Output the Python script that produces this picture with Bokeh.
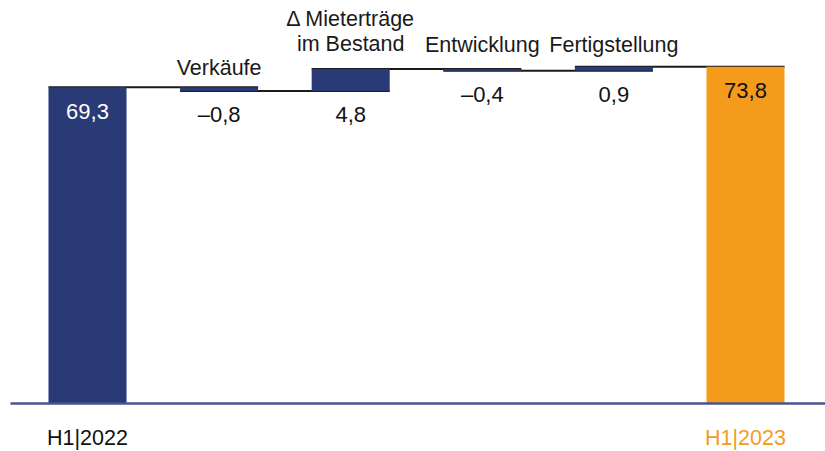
from bokeh.plotting import figure
from bokeh.models import Range1d, ColumnDataSource
from bokeh.core.properties import value
from bokeh.embed import file_html
from bokeh.resources import INLINE

# ---- data ----
categories = ["H1|2022", "Verkäufe", "Δ Mieterträge\nim Bestand", "Entwicklung", "Fertigstellung", "H1|2023"]
values = [69.3, -0.8, 4.8, -0.4, 0.9, 73.8]
kinds = ["total", "delta", "delta", "delta", "delta", "total"]

# ---- style ----
NAVY = "#293a76"
ORANGE = "#f59b1c"
FONT = "Liberation Sans"
BAR_W = 0.593
label_offsets = [0, 19, 25, 24, 22, 0]   # px above bar top for the step labels
X0, X1 = -0.6611, 5.6079
Y0, Y1 = -10.52, 88.32

# ---- waterfall geometry ----
starts, ends = [], []
run = 0.0
for v, k in zip(values, kinds):
    if k == "total":
        starts.append(0.0); ends.append(v); run = v
    else:
        starts.append(run); run += v; ends.append(run)

xs = list(range(len(values)))
bottoms = [min(s, e) for s, e in zip(starts, ends)]
tops = [max(s, e) for s, e in zip(starts, ends)]
colors = [ORANGE if i == len(values) - 1 else NAVY for i in xs]

def fmt(v):
    s = f"{abs(v):.1f}".replace(".", ",")
    return ("–" + s) if v < 0 else s

p = figure(width=825, height=451, output_backend="svg", toolbar_location=None,
           x_axis_location=None, y_axis_location=None, min_border=0,
           min_border_left=0, min_border_right=0, min_border_top=0, min_border_bottom=0)
p.x_range = Range1d(X0, X1)
p.y_range = Range1d(Y0, Y1)
p.grid.visible = False
p.outline_line_color = None
p.background_fill_color = "white"
p.border_fill_color = "white"

# connectors
cx0, cx1, cy = [], [], []
for i in range(len(values) - 1):
    cx0.append(i - BAR_W / 2)
    cx1.append(i + 1 + BAR_W / 2)
    cy.append(ends[i])
p.segment(x0=cx0, y0=cy, x1=cx1, y1=cy, line_color="#1a1a1a", line_width=2)

# bars
p.vbar(x=xs, bottom=bottoms, top=tops, width=BAR_W, fill_color=colors, line_color=None)

# baseline axis line
p.segment(x0=[X0 + 10 / 131.6], y0=[0], x1=[X1], y1=[0], line_color="#46548f", line_width=2.5)

# value labels
vl_y = [e if k == "total" else b for e, b, k in zip(ends, bottoms, kinds)]
vl_col = ["white" if i == 0 else "#111111" for i in xs]
src = ColumnDataSource(dict(x=xs, y=vl_y, t=[fmt(v) for v in values], c=vl_col))
p.text(x="x", y="y", text="t", text_color="c", source=src, text_align="center",
       text_baseline="middle", y_offset=24, text_font=value(FONT), text_font_size="22px")

# step labels above bars
for i in xs:
    if kinds[i] == "delta":
        lines = categories[i].split("\n")
        n = len(lines)
        for j, ln in enumerate(lines):
            p.text(x=[i], y=[tops[i]], text=[ln], text_align="center", text_baseline="alphabetic",
                   y_offset=-label_offsets[i] - (n - 1 - j) * 25,
                   text_color="#1a1a1a", text_font=value(FONT), text_font_size="21.5px")

# total labels below axis
for i in xs:
    if kinds[i] == "total":
        col = ORANGE if i == len(values) - 1 else "#111111"
        p.text(x=[i], y=[0], text=[categories[i]], text_align="center", text_baseline="middle",
               y_offset=35, text_color=col, text_font=value(FONT), text_font_size="21.5px")

open("out.html", "w").write(file_html(p, INLINE))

■ Goal
Copy out the listing exactly as it stands, but not the pictures.

■ Final result
Output the Python script that produces this picture with Bokeh.
from bokeh.plotting import figure
from bokeh.models import Range1d, ColumnDataSource
from bokeh.core.properties import value
from bokeh.embed import file_html
from bokeh.resources import INLINE

# ---- data ----
categories = ["H1|2022", "Verkäufe", "Δ Mieterträge\nim Bestand", "Entwicklung", "Fertigstellung", "H1|2023"]
values = [69.3, -0.8, 4.8, -0.4, 0.9, 73.8]
kinds = ["total", "delta", "delta", "delta", "delta", "total"]

# ---- style ----
NAVY = "#293a76"
ORANGE = "#f59b1c"
FONT = "Liberation Sans"
BAR_W = 0.593
label_offsets = [0, 19, 25, 24, 22, 0]   # px above bar top for the step labels
X0, X1 = -0.6611, 5.6079
Y0, Y1 = -10.52, 88.32

# ---- waterfall geometry ----
starts, ends = [], []
run = 0.0
for v, k in zip(values, kinds):
    if k == "total":
        starts.append(0.0); ends.append(v); run = v
    else:
        starts.append(run); run += v; ends.append(run)

xs = list(range(len(values)))
bottoms = [min(s, e) for s, e in zip(starts, ends)]
tops = [max(s, e) for s, e in zip(starts, ends)]
colors = [ORANGE if i == len(values) - 1 else NAVY for i in xs]

def fmt(v):
    s = f"{abs(v):.1f}".replace(".", ",")
    return ("–" + s) if v < 0 else s

p = figure(width=825, height=451, output_backend="svg", toolbar_location=None,
           x_axis_location=None, y_axis_location=None, min_border=0,
           min_border_left=0, min_border_right=0, min_border_top=0, min_border_bottom=0)
p.x_range = Range1d(X0, X1)
p.y_range = Range1d(Y0, Y1)
p.grid.visible = False
p.outline_line_color = None
p.background_fill_color = "white"
p.border_fill_color = "white"

# connectors
cx0, cx1, cy = [], [], []
for i in range(len(values) - 1):
    cx0.append(i - BAR_W / 2)
    cx1.append(i + 1 + BAR_W / 2)
    cy.append(ends[i])
p.segment(x0=cx0, y0=cy, x1=cx1, y1=cy, line_color="#1a1a1a", line_width=2)

# bars
p.vbar(x=xs, bottom=bottoms, top=tops, width=BAR_W, fill_color=colors, line_color=None)

# baseline axis line
p.segment(x0=[X0 + 10 / 131.6], y0=[0], x1=[X1], y1=[0], line_color="#46548f", line_width=2.5)

# value labels
vl_y = [e if k == "total" else b for e, b, k in zip(ends, bottoms, kinds)]
vl_col = ["white" if i == 0 else "#111111" for i in xs]
src = ColumnDataSource(dict(x=xs, y=vl_y, t=[fmt(v) for v in values], c=vl_col))
p.text(x="x", y="y", text="t", text_color="c", source=src, text_align="center",
       text_baseline="middle", y_offset=24, text_font=value(FONT), text_font_size="22px")

# step labels above bars
for i in xs:
    if kinds[i] == "delta":
        lines = categories[i].split("\n")
        n = len(lines)
        for j, ln in enumerate(lines):
            p.text(x=[i], y=[tops[i]], text=[ln], text_align="center", text_baseline="alphabetic",
                   y_offset=-label_offsets[i] - (n - 1 - j) * 25,
                   text_color="#1a1a1a", text_font=value(FONT), text_font_size="21.5px")

# total labels below axis
for i in xs:
    if kinds[i] == "total":
        col = ORANGE if i == len(values) - 1 else "#111111"
        p.text(x=[i], y=[0], text=[categories[i]], text_align="center", text_baseline="middle",
               y_offset=35, text_color=col, text_font=value(FONT), text_font_size="21.5px")

open("out.html", "w").write(file_html(p, INLINE))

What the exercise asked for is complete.